The new rules classify a service animal as “define a service animal as “a dog that is individually trained to do work or perform tasks for the benefit of a person with a disability,” according to a release from the U.S. DOT. The rule also “No longer considers an emotional support animal to be a service animal.”

Here are the complete rules, per the DOT:

  • Defines a service animal as a dog that is individually trained to do work or perform tasks for the benefit of a person with a disability;
  • No longer considers an emotional support animal to be a service animal;
  • Requires airlines to treat psychiatric service animals the same as other service animals;
  • Allows airlines to require forms developed by DOT attesting to a service animal’s health, behavior and training, and if taking a long flight attesting that the service animal can either not relieve itself, or can relieve itself in a sanitary manner;
  • Allows airlines to require individuals traveling with a service animal to provide the DOT service animal form(s) up to 48 hours in advance of the date of travel if the passenger’s reservation was made prior to that time;
  • Prohibits airlines from requiring passengers with a disability who are traveling with a service animal to physically check-in at the airport instead of using the online check-in process;
  • Allows airlines to require a person with a disability seeking to travel with a service animal to provide the DOT service animal form(s) at the passenger’s departure gate on the date of travel;
  • Allows airlines to limit the number of service animals traveling with a single passenger with a disability to two service animals;
  • Allows airlines to require a service animal to fit within its handler’s foot space on the aircraft;
  • Allows airlines to require that service animals be harnessed, leashed, or tethered at all times in the airport and on the aircraft;
  • Continues to allow airlines to refuse transportation to service animals that exhibit aggressive behavior and that pose a direct threat to the health or safety of others; and
  • Continues to prohibit airlines from refusing to transport a service animal solely based on breed.

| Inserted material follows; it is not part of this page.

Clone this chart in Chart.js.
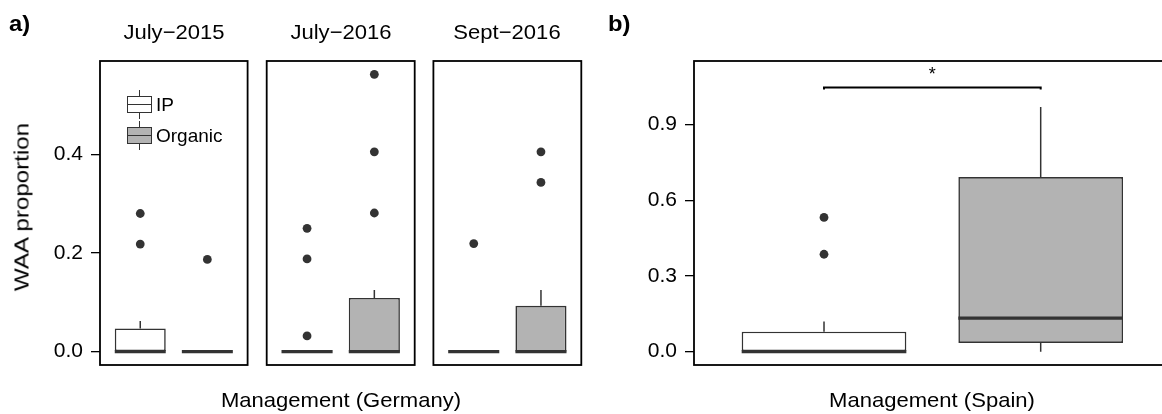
<!DOCTYPE html>
<html>
<head>
<meta charset="utf-8">
<script src="https://cdn.jsdelivr.net/npm/chart.js@4/dist/chart.umd.min.js"></script>
<style>
  html, body { margin: 0; padding: 0; background: #fff; overflow: hidden; width: 1162px; height: 414px; }
  body { position: relative; font-family: "Liberation Sans", Arial, Helvetica, sans-serif; color: #000; }
  canvas { position: absolute; top: 0; }
  .lbl { position: absolute; white-space: nowrap; line-height: 1; transform-origin: 0 0; }
  .key { position: absolute; box-sizing: border-box; border: 1.5px solid #333; }
  .key .mid { position: absolute; left: 0; right: 0; top: 50%; height: 1.5px; margin-top: -0.75px; background: #333; }
  .stem { position: absolute; width: 1.5px; background: #333; }
</style>
</head>
<body>
<canvas id="germany1" width="252" height="414" style="left:0px"></canvas>
<canvas id="germany2" width="158" height="414" style="left:262px"></canvas>
<canvas id="germany3" width="158" height="414" style="left:429px"></canvas>
<canvas id="spain" width="600" height="414" style="left:590px"></canvas>

<script>
// ---- data ---------------------------------------------------------------
const groups = ['IP', 'Organic'];
const groupX = [1, 2];
const germanySurveys = ['July\u22122015', 'July\u22122016', 'Sept\u22122016'];

// five-number summaries: [lower whisker, Q1, median, Q3, upper whisker]
const germanyIP = [
  [0, 0, 0, 0.047, 0.062],
  [0, 0, 0, 0, 0],
  [0, 0, 0, 0, 0]
];
const germanyOrganic = [
  [0, 0, 0, 0, 0],
  [0, 0, 0, 0.109, 0.125],
  [0, 0, 0, 0.093, 0.125]
];
const germanyIPOutliers = [
  [0.280, 0.218],
  [0.250, 0.188, 0.032],
  [0.219]
];
const germanyOrganicOutliers = [
  [0.187],
  [0.562, 0.405, 0.281],
  [0.405, 0.343]
];

const spainIP = [0, 0, 0, 0.079, 0.119];
const spainOrganic = [0, 0.0345, 0.133, 0.692, 0.970];
const spainIPOutliers = [0.532, 0.386];
const spainOrganicOutliers = [];

const germanyTicks = [0, 0.2, 0.4];
const germanyTickLabels = ['0.0', '0.2', '0.4'];
const spainTicks = [0, 0.3, 0.6, 0.9];
const spainTickLabels = ['0.0', '0.3', '0.6', '0.9'];

// significance bracket between the two Spanish groups
const sigPair = [1, 2];
const sigLevel = 1.047;
const sigLabel = '*';

// ---- styling ------------------------------------------------------------
const FONT = '"Liberation Sans", Arial, Helvetica, sans-serif';
const INK = '#333333';
const FILLS = ['#ffffff', '#b3b3b3'];
const BOX_WIDTH = 0.76;

Chart.defaults.font.family = FONT;

const framePlugin = {
  id: 'panelFrame',
  afterDraw(chart) {
    const a = chart.chartArea, c = chart.ctx;
    c.save();
    c.strokeStyle = '#000';
    c.lineWidth = 1.8;
    c.strokeRect(a.left, a.top, a.right - a.left, a.bottom - a.top);
    c.restore();
  }
};

const sigStarPlugin = {
  id: 'sigStar',
  afterDatasetsDraw(chart) {
    const x = chart.scales.x, y = chart.scales.y, c = chart.ctx;
    c.save();
    c.fillStyle = '#000';
    c.font = '18px ' + FONT;
    c.textAlign = 'center';
    c.textBaseline = 'middle';
    c.fillText(sigLabel, x.getPixelForValue((sigPair[0] + sigPair[1]) / 2), y.getPixelForValue(sigLevel) - 12);
    c.restore();
  }
};

function boxDatasets(stats, outliers) {
  const half = BOX_WIDTH / 2;
  const whisker = [], median = [], points = [];
  stats.forEach((s, i) => {
    const x = groupX[i];
    whisker.push({x, y: s[3]}, {x, y: s[4]}, {x, y: null}, {x, y: s[1]}, {x, y: s[0]}, {x, y: null});
    median.push({x: x - half, y: s[2]}, {x: x + half, y: s[2]}, {x, y: null});
    outliers[i].forEach(v => points.push({x, y: v}));
  });
  return [
    { type: 'line', data: median, borderColor: INK, borderWidth: 3.2, borderCapStyle: 'butt',
      pointRadius: 0, spanGaps: false },
    { type: 'line', data: points, showLine: false, pointRadius: 4.4,
      pointBackgroundColor: INK, pointBorderWidth: 0 },
    { type: 'bar', data: stats.map((s, i) => ({x: groupX[i], y: [s[1], s[3]]})),
      backgroundColor: FILLS, borderColor: INK, borderWidth: 1.6, borderSkipped: false,
      barPercentage: BOX_WIDTH, categoryPercentage: 1 },
    { type: 'line', data: whisker, borderColor: INK, borderWidth: 1.5, borderCapStyle: 'butt',
      pointRadius: 0, spanGaps: false }
  ];
}

function xScale() {
  return {
    type: 'linear', min: 0.4, max: 2.6, display: false, offset: false,
    grid: { offset: false },
    afterBuildTicks: s => { s.ticks = groupX.map(v => ({value: v})); }
  };
}

function yScale(min, max, ticks, labels, show, axisWidth) {
  return {
    type: 'linear', min, max, display: show,
    afterBuildTicks: s => { s.ticks = ticks.map(v => ({value: v})); },
    afterFit: s => { if (show) s.width = axisWidth; },
    ticks: { callback: (v, i) => labels[i], font: {size: 21}, color: '#000', padding: 8, autoSkip: false },
    grid: { drawOnChartArea: false, drawTicks: true, tickLength: 9, color: '#000', lineWidth: 1.3 },
    border: { display: false }
  };
}

function makeChart(id, datasets, y, padding, extraPlugins) {
  return new Chart(document.getElementById(id), {
    type: 'bar',
    data: { datasets },
    options: {
      responsive: false, animation: false, events: [],
      layout: { padding },
      plugins: { legend: { display: false }, tooltip: { enabled: false } },
      scales: { x: xScale(), y }
    },
    plugins: [framePlugin].concat(extraPlugins || [])
  });
}

// ---- Germany: three survey panels --------------------------------------
const germanyPads = [
  {left: 0, right: 4, top: 61, bottom: 49},
  {left: 4.7, right: 5.3, top: 61, bottom: 49},
  {left: 4.3, right: 5.7, top: 61, bottom: 49}
];
germanySurveys.forEach((name, k) => {
  makeChart('germany' + (k + 1),
    boxDatasets([germanyIP[k], germanyOrganic[k]], [germanyIPOutliers[k], germanyOrganicOutliers[k]]),
    yScale(-0.027, 0.589, germanyTicks, germanyTickLabels, k === 0, 100),
    germanyPads[k]);
});

// ---- Spain ---------------------------------------------------------------
const spainSets = boxDatasets([spainIP, spainOrganic], [spainIPOutliers, spainOrganicOutliers]);
spainSets.push({
  type: 'line',
  data: [
    {x: sigPair[0], y: sigLevel - 0.008}, {x: sigPair[0], y: sigLevel},
    {x: sigPair[1], y: sigLevel}, {x: sigPair[1], y: sigLevel - 0.008}
  ],
  borderColor: '#000', borderWidth: 2, pointRadius: 0
});
makeChart('spain', spainSets,
  yScale(-0.053, 1.152, spainTicks, spainTickLabels, true, 104),
  {left: 0, right: 19.3, top: 61, bottom: 49},
  [sigStarPlugin]);

// ---- text ---------------------------------------------------------------
const ASC = 0.8465; // baseline offset of Liberation Sans at line-height 1
function label(text, cx, baseline, size, opts = {}) {
  const d = document.createElement('div');
  d.className = 'lbl';
  d.textContent = text;
  d.style.fontSize = size + 'px';
  if (opts.bold) d.style.fontWeight = 'bold';
  d.style.left = cx + 'px';
  d.style.top = (baseline - ASC * size) + 'px';
  const sx = opts.sx || 1;
  d.style.transform = opts.left ? `scaleX(${sx})` : `scaleX(${sx}) translateX(-50%)`;
  document.body.appendChild(d);
  return d;
}

label('a)', 9, 31.5, 22, {bold: true, sx: 1.08, left: true});
label('b)', 608, 31.5, 22, {bold: true, sx: 1.08, left: true});
const titleCenters = [174, 340.7, 507.3];
germanySurveys.forEach((t, k) => label(t, titleCenters[k], 38.3, 21, {sx: 1.05}));
label('Management (Germany)', 340.7, 407, 21, {sx: 1.05});
label('Management (Spain)', 932.4, 407, 21, {sx: 1.05});

// y axis title
const yt = document.createElement('div');
yt.className = 'lbl';
yt.textContent = 'WAA proportion';
yt.style.fontSize = '21px';
yt.style.left = '20.5px';
yt.style.top = '207px';
yt.style.transformOrigin = '50% 50%';
yt.style.transform = 'translate(-50%, -50%) rotate(-90deg) scaleX(1.15)';
document.body.appendChild(yt);

// legend for the management groups
const keyTops = [95.7, 126.7];
groups.forEach((g, i) => {
  const top = keyTops[i];
  const up = document.createElement('div');
  up.className = 'stem';
  up.style.left = (139.5 - 0.75) + 'px'; up.style.top = (top - 5.5) + 'px'; up.style.height = '5.5px';
  document.body.appendChild(up);
  const dn = document.createElement('div');
  dn.className = 'stem';
  dn.style.left = (139.5 - 0.75) + 'px'; dn.style.top = (top + 17.6) + 'px'; dn.style.height = '5.5px';
  document.body.appendChild(dn);
  const k = document.createElement('div');
  k.className = 'key';
  k.style.left = '126.7px'; k.style.top = top + 'px';
  k.style.width = '25.6px'; k.style.height = '17.6px';
  k.style.background = FILLS[i];
  const m = document.createElement('div');
  m.className = 'mid';
  k.appendChild(m);
  document.body.appendChild(k);
  label(g, 156, top + 8.8 + 7, 19, {left: true});
});
</script>
</body>
</html>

According to the Humane Society of the United States (HSUS), the rule aligns with recommendations from experts and scientists, including groups like the American Veterinary Medical Association, the American Bar Association, the American Veterinary Society of Animal Behavior and the National Animal Control Association.

These new rules may impact individuals with mental illnesses who really benefit from having an emotional support animal. Individuals with anxiety, for example, may experience heightened stress while flying. Not being allowed to have their emotional support animal with them, may even make flying an impossibility.